Bhutan faces the varieties of climate. The climate in Bhutan varies with elevation, from subtropical in the south to temperate in the highlands and polar-type climate, with year-round snow in the north. Temperatures can vary between 15-30 degrees Celsius in the southern part of Bhutan. Bhutan experiences four distinct seasons: autumn, spring, summer and winter. Western Bhutan has the heavier monsoon rains; southern Bhutan has hot humid summers and cool winters; central and eastern Bhutan is temperate and drier than the west with warm summers and cool winter.
Visitors should take note of the following TWO main seasons, Spring and Autumn, both of which offer the chance to visit festivals and to adventure. The first season Spring last from March to May. This is the season in Bhutan where a tiny caterpillar transforms into an overwhelming butter fly, which means that this is the season for magnificent flowers and birds, the days are temperate and the mountain peaks are still clearly viewed from a distance. Temperatures at these months are mostly favourable in Bhutan with fair degree Celsius.
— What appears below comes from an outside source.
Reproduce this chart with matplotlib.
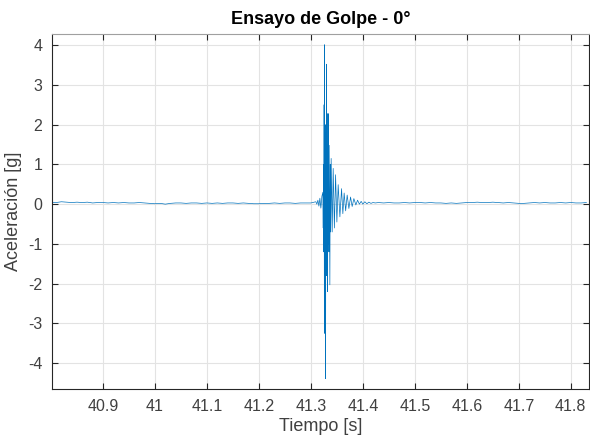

The other excellent time is Autumn where the month falls between September to November. At this time the rains are very less, the skies are of crystal clear backed by bright sunny days and some early snowfalls at higher altitudes and this is the season where most of the festivals (Tshechus) take place.
Summer (June to August) is the monsoon season which means there will be heavy rain and high humidity, especially to the southern region. There might be frequent landslides, floods, windstorms, lightening and thundering and as a result there could be unstable transportation and communication facilities. Nevertheless, we don’t actively discourage travel during this season, because it is still a good time to visit Paro, Thimphu, Punakha, Phobjikha/ Gangtey Valley, etc., and some parts of Central Bhutan.
Winter Season (December, January and February) are extremely cold but still it is recommended that visitors can come to Bhutan to visit Central, Southern and some parts of Western Bhutan. The northern and some parts of western Bhutan are mostly covered with frost and snowfall common above the altitudes of 3,000 meters. Some of the upper trek routes may remain closed due to heavy snow fall yet the beauty of country is incredible at this time. The skies are still of crystal clear and you’ll have the breath-taking views of the country at this time too.